Au moment même où le carême entre dans sa dernière ligne droite et touche à sa fin, le site protestant www.réformés.ch met en ligne une vidéo au titre provocateur : Ils font le carême sans foi ! L’occasion en est le succès médiatique, sur la plateforme TikTok, de la promotion du carême, voire un certain engouement des jeunes pour une ascèse propagée sous couvert de ‘carême’ par des influenceurs de talent.
Des interviews mis en ligne dans cette vidéo, il ressort que ces influenceurs et les groupies qui les suivent sont beaucoup plus normatifs que ce qu’exige la discipline catholique (qui ne prévoit que deux jours de jeûne chaque année, le mercredi dit des ‘cendres’ au début du carême, et le vendredi saint, juste avant Pâques, à la fin du carême). Et je ne parle pas de l’Église protestante, en référence à Jean Calvin qui ne voyait dans les ‘efforts de carême’ qu’un succédané des ‘œuvres’ qui ne sauraient conduire à Dieu, puisque la foi seule permet d’accueillir la Grâce. Au jeûne promut par les influenceurs sur TikTok s’ajoutent souvent certaines modérations – pour ne pas dire restrictions – quant au maquillage, à la boisson, aux écrans...

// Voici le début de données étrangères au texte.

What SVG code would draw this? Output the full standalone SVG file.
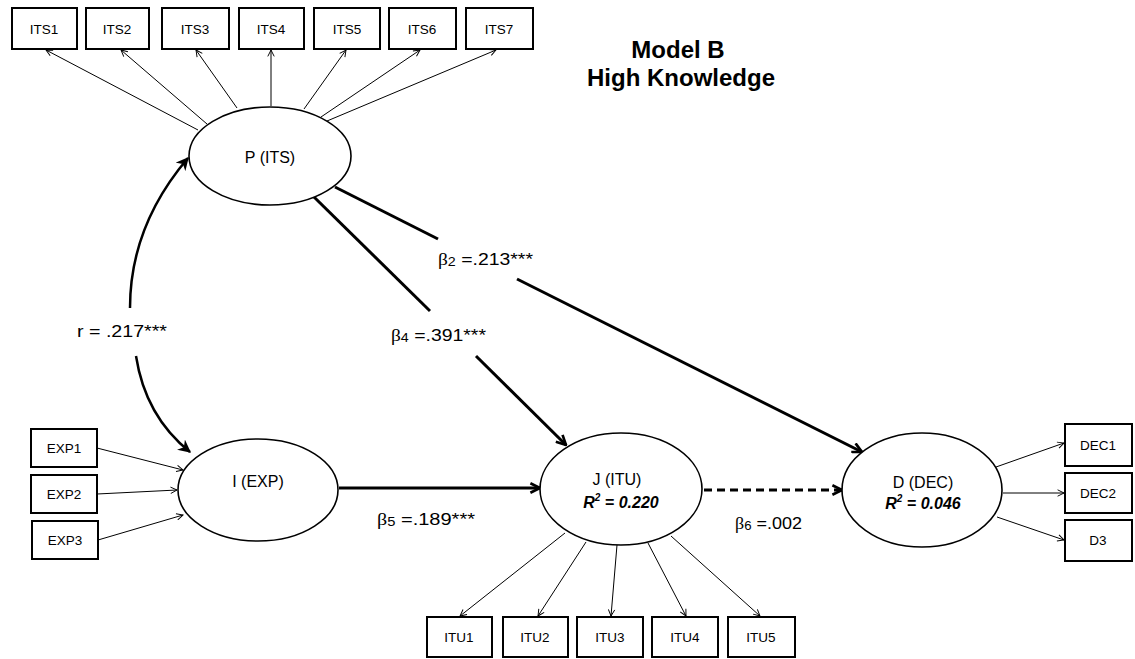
<svg xmlns="http://www.w3.org/2000/svg" width="1135" height="659" viewBox="0 0 1135 659">
  <style>
    .box { fill: #fff; stroke: #000; stroke-width: 2; }
    .lv { fill: #fff; stroke: #000; stroke-width: 1.6; }
    .ind { font-family: "Liberation Sans", Arial, sans-serif; font-size: 13.5px; text-anchor: middle; fill: #000; }
    .lvt { font-family: "Liberation Sans", Arial, sans-serif; font-size: 16px; text-anchor: middle; fill: #000; }
    .r2 { font-family: "Liberation Sans", Arial, sans-serif; font-size: 16px; font-weight: bold; font-style: italic; text-anchor: middle; fill: #000; }
    .title { font-family: "Liberation Sans", Arial, sans-serif; font-size: 24px; font-weight: bold; text-anchor: middle; fill: #000; }
    .coef { font-family: "Liberation Sans", Arial, sans-serif; font-size: 17px; fill: #000; }
    .greek { font-family: "Liberation Serif", "Times New Roman", serif; }
    .thin { stroke: #000; stroke-width: 1; fill: none; marker-end: url(#openSmall); }
    .path { stroke: #000; stroke-width: 3; fill: none; }
    .pathArrow { stroke: #000; stroke-width: 3; fill: none; marker-end: url(#openBig); }
    .dash { stroke: #000; stroke-width: 3; fill: none; stroke-dasharray: 8 5; marker-end: url(#openBig); }
    .corr { stroke: #000; stroke-width: 2.5; fill: none; marker-end: url(#solid); }
  </style>
  <defs>
    <marker id="openSmall" viewBox="0 0 10 10" refX="9" refY="5" markerWidth="8" markerHeight="8" markerUnits="userSpaceOnUse" orient="auto">
      <path d="M1,1 L9,5 L1,9" fill="none" stroke="#000" stroke-width="1.2"/>
    </marker>
    <marker id="openBig" viewBox="0 0 10 10" refX="9" refY="5" markerWidth="12" markerHeight="12" markerUnits="userSpaceOnUse" orient="auto">
      <path d="M1,1 L9,5 L1,9" fill="none" stroke="#000" stroke-width="2.2"/>
    </marker>
    <marker id="solid" viewBox="0 0 10 10" refX="9" refY="5" markerWidth="13" markerHeight="13" markerUnits="userSpaceOnUse" orient="auto">
      <path d="M0,0 L10,5 L0,10 L3,5 Z" fill="#000"/>
    </marker>
  </defs>

  <!-- title -->
  <text class="title" x="678" y="58">Model B</text>
  <text class="title" x="681" y="86">High Knowledge</text>

  <!-- connectors -->
  <g id="connectors">
    <!-- P (ITS) indicators -->
    <line class="thin" x1="198" y1="130" x2="46" y2="50"/>
    <line class="thin" x1="207" y1="124" x2="121" y2="50"/>
    <line class="thin" x1="237" y1="108" x2="196" y2="50"/>
    <line class="thin" x1="271" y1="106" x2="271" y2="50"/>
    <line class="thin" x1="304" y1="109" x2="346" y2="50"/>
    <line class="thin" x1="321" y1="117" x2="420" y2="50"/>
    <line class="thin" x1="327" y1="121" x2="496" y2="50"/>

    <!-- EXP indicators into I (EXP) -->
    <line class="thin" x1="97" y1="448" x2="183" y2="470"/>
    <line class="thin" x1="97" y1="494" x2="177" y2="490"/>
    <line class="thin" x1="98" y1="540" x2="183" y2="515"/>

    <!-- J (ITU) indicators -->
    <line class="thin" x1="565" y1="533" x2="460" y2="616"/>
    <line class="thin" x1="586" y1="542" x2="538" y2="616"/>
    <line class="thin" x1="617" y1="545" x2="611" y2="616"/>
    <line class="thin" x1="648" y1="543" x2="686" y2="616"/>
    <line class="thin" x1="671" y1="536" x2="760" y2="616"/>

    <!-- D (DEC) indicators -->
    <line class="thin" x1="996" y1="467" x2="1064" y2="443"/>
    <line class="thin" x1="1003" y1="493" x2="1064" y2="493"/>
    <line class="thin" x1="997" y1="517" x2="1064" y2="540"/>

    <!-- correlation r between P and I -->
    <path class="corr" d="M130,308 C130,255 148,205 188,158"/>
    <path class="corr" d="M136,356 C142,395 160,428 190,452"/>

    <!-- beta2: P -> D -->
    <line class="path" x1="335" y1="187" x2="438" y2="239"/>
    <line class="pathArrow" x1="517" y1="279" x2="862" y2="452"/>

    <!-- beta4: P -> J -->
    <line class="path" x1="314" y1="197" x2="430" y2="311"/>
    <line class="pathArrow" x1="476" y1="356" x2="566" y2="445"/>

    <!-- beta5: I -> J -->
    <line class="pathArrow" x1="339" y1="488" x2="540" y2="488"/>

    <!-- beta6: J -> D (non-significant) -->
    <line class="dash" x1="704" y1="490" x2="842" y2="490"/>
  </g>

  <!-- coefficient labels -->
  <text class="coef" x="77" y="337" textLength="90" lengthAdjust="spacingAndGlyphs">r = .217***</text>
  <text class="coef" x="438" y="265" textLength="95" lengthAdjust="spacingAndGlyphs"><tspan class="greek">β</tspan><tspan font-size="12.5" dy="1">2</tspan><tspan dy="-1"> =.213***</tspan></text>
  <text class="coef" x="391" y="341" textLength="95" lengthAdjust="spacingAndGlyphs"><tspan class="greek">β</tspan><tspan font-size="12.5" dy="1">4</tspan><tspan dy="-1"> =.391***</tspan></text>
  <text class="coef" x="377" y="525" textLength="98" lengthAdjust="spacingAndGlyphs"><tspan class="greek">β</tspan><tspan font-size="12.5" dy="1">5</tspan><tspan dy="-1"> =.189***</tspan></text>
  <text class="coef" x="735" y="529" textLength="67" lengthAdjust="spacingAndGlyphs"><tspan class="greek">β</tspan><tspan font-size="12.5" dy="1">6</tspan><tspan dy="-1"> =.002</tspan></text>

  <!-- latent variables -->
  <g id="P_ITS">
    <ellipse class="lv" cx="270" cy="156" rx="81" ry="49"/>
    <text class="lvt" x="270" y="163">P (ITS)</text>
  </g>
  <g id="I_EXP">
    <ellipse class="lv" cx="258" cy="490" rx="80" ry="51"/>
    <text class="lvt" x="258" y="487">I (EXP)</text>
  </g>
  <g id="J_ITU">
    <ellipse class="lv" cx="621" cy="489" rx="81" ry="56"/>
    <text class="lvt" x="617" y="485">J (ITU)</text>
    <text class="r2" x="621" y="508">R<tspan font-size="10" dy="-7">2</tspan><tspan dy="7"> = 0.220</tspan></text>
  </g>
  <g id="D_DEC">
    <ellipse class="lv" cx="922" cy="490" rx="80" ry="57"/>
    <text class="lvt" x="923" y="488">D (DEC)</text>
    <text class="r2" x="923" y="509">R<tspan font-size="10" dy="-7">2</tspan><tspan dy="7"> = 0.046</tspan></text>
  </g>

  <!-- ITS indicators -->
  <g id="ITS1"><rect class="box" x="12" y="8" width="65" height="41"/><text class="ind" x="44" y="34">ITS1</text></g>
  <g id="ITS2"><rect class="box" x="86" y="8" width="63" height="41"/><text class="ind" x="117" y="34">ITS2</text></g>
  <g id="ITS3"><rect class="box" x="162" y="8" width="67" height="41"/><text class="ind" x="195" y="34">ITS3</text></g>
  <g id="ITS4"><rect class="box" x="239" y="8" width="65" height="41"/><text class="ind" x="271" y="34">ITS4</text></g>
  <g id="ITS5"><rect class="box" x="314" y="8" width="66" height="41"/><text class="ind" x="347" y="34">ITS5</text></g>
  <g id="ITS6"><rect class="box" x="389" y="8" width="67" height="41"/><text class="ind" x="422" y="34">ITS6</text></g>
  <g id="ITS7"><rect class="box" x="466" y="8" width="67" height="41"/><text class="ind" x="499" y="34">ITS7</text></g>

  <!-- EXP indicators -->
  <g id="EXP1"><rect class="box" x="31" y="429" width="66" height="38"/><text class="ind" x="64" y="453">EXP1</text></g>
  <g id="EXP2"><rect class="box" x="31" y="475" width="66" height="38"/><text class="ind" x="64" y="499">EXP2</text></g>
  <g id="EXP3"><rect class="box" x="32" y="521" width="66" height="38"/><text class="ind" x="65" y="545">EXP3</text></g>

  <!-- ITU indicators -->
  <g id="ITU1"><rect class="box" x="427" y="617" width="65" height="40"/><text class="ind" x="459" y="642">ITU1</text></g>
  <g id="ITU2"><rect class="box" x="503" y="617" width="65" height="40"/><text class="ind" x="535" y="642">ITU2</text></g>
  <g id="ITU3"><rect class="box" x="577" y="617" width="66" height="40"/><text class="ind" x="610" y="642">ITU3</text></g>
  <g id="ITU4"><rect class="box" x="652" y="617" width="66" height="40"/><text class="ind" x="685" y="642">ITU4</text></g>
  <g id="ITU5"><rect class="box" x="728" y="617" width="67" height="40"/><text class="ind" x="761" y="642">ITU5</text></g>

  <!-- DEC indicators -->
  <g id="DEC1"><rect class="box" x="1065" y="424" width="67" height="42"/><text class="ind" x="1098" y="450">DEC1</text></g>
  <g id="DEC2"><rect class="box" x="1065" y="473" width="67" height="40"/><text class="ind" x="1098" y="498">DEC2</text></g>
  <g id="D3"><rect class="box" x="1065" y="520" width="67" height="41"/><text class="ind" x="1098" y="545">D3</text></g>
</svg>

Varient beaucoup les raisons de cet engouement des jeunes pour le jeûne dans tous ses états. Cela va depuis la saine modération favorable à la santé du corps et au bien-être, ressenti jusqu’à l’extase, bien dans la ligne du ‘développement personnel’, jusqu’à la redécouverte d’une certaine spiritualité aux confins du stoïcisme et de l’exploit sportif.

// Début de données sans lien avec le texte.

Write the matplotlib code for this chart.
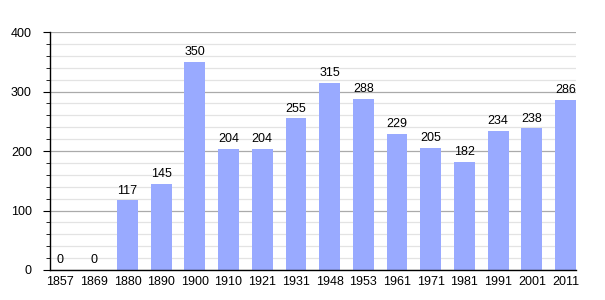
import matplotlib.pyplot as plt
from matplotlib.ticker import MultipleLocator

plt.rcParams['font.family'] = ['Liberation Sans', 'DejaVu Sans']

years = ['1857', '1869', '1880', '1890', '1900', '1910', '1921', '1931',
         '1948', '1953', '1961', '1971', '1981', '1991', '2001', '2011']
population = [0, 0, 117, 145, 350, 204, 204, 255, 315, 288, 229, 205, 182, 234, 238, 286]

fig = plt.figure(figsize=(6.05, 3.0), dpi=100)
ax = fig.add_axes([0.0826, 0.1, 0.8694, 0.7933])

x = range(len(years))
ax.bar(x, population, width=0.62, color='#99aaff', zorder=2)
for i, v in enumerate(population):
    ax.text(i, v + 6, str(v), ha='center', va='bottom', fontsize=9, color='black')

ax.set_xlim(-0.3, len(years) - 1 + 0.31)
ax.set_ylim(0, 400)
ax.set_xticks(list(x))
ax.set_xticklabels(years)
ax.yaxis.set_major_locator(MultipleLocator(100))
ax.yaxis.set_minor_locator(MultipleLocator(20))
ax.grid(axis='y', which='major', color='#aaaaaa', linewidth=0.9, zorder=0)
ax.grid(axis='y', which='minor', color='#e3e3e3', linewidth=0.9, zorder=0)
ax.set_axisbelow(True)

for s in ['top', 'right']:
    ax.spines[s].set_visible(False)
ax.spines['left'].set_linewidth(1.0)
ax.spines['bottom'].set_linewidth(1.0)
ax.tick_params(axis='x', length=0, labelsize=9, pad=4)
ax.tick_params(axis='y', which='major', length=5, labelsize=9, pad=8)
ax.tick_params(axis='y', which='minor', length=3)

fig.savefig('out.png', dpi=100)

En fait, comme souvent pour la jeunesse, il y a dans cette recrudescence du carême chez les jeunes (un même constat a pu être fait voici un mois par le journal La Croix concernant la fréquentation de la cérémonie des cendres au début du carême) un fort effet d’entraînement. Ce n’est pas un scoop : les jeunes ne s’engagent le plus souvent que collectivement. Cet engouement doit beaucoup aussi à la publicité médiatique accordée au Ramadan. Les jeunes musulmans y sont donc – souvent inconsciemment – pour quelque chose, au point que certains jeunes, lorsque, comme cette année, les dates s’y prêtent, font ‘carême’ en même temps, et de la même manière, que leur copain ou leur copine musulmans qui pratiquent le Ramadan.
Il est vrai que, vu sous l’angle de la morale, la pratique du carême et celle du Ramadan se rapproche dans les trois injonctions : le jeûne, l’aumône et la prière. De ces trois injonctions, les deux dernières sont souvent oubliées. Mais ce qui est encore plus oublié, c’est le sens du carême chrétien : l’inscription du désir dans le corps.
Désir (d’où le jeûne), d’unification de soi-même (d’où la prière), et de la société (d’où l’aumône).
Ce désir est illustré symboliquement par le désert (les quarante jours de Jésus passés au désert), lieu de la faim et de la soif. Ce désir qui s’inscrit dans le corps – c’est peut-être ce que Jean Calvin a un peu oublié - culmine dans la nuit de la passion de Jésus sur la croix le vendredi saint. Inscrit dans le corps du croyant, ce désir ne saurait s’épanouir en espérance que s’il va jusqu’au bout de lui-même, dans l’expérience de la plus parfaite dépendance (la mort) qui débouche sur la gratuité du salut (là, je retrouve Jean Calvin) célébré le jour de Pâques.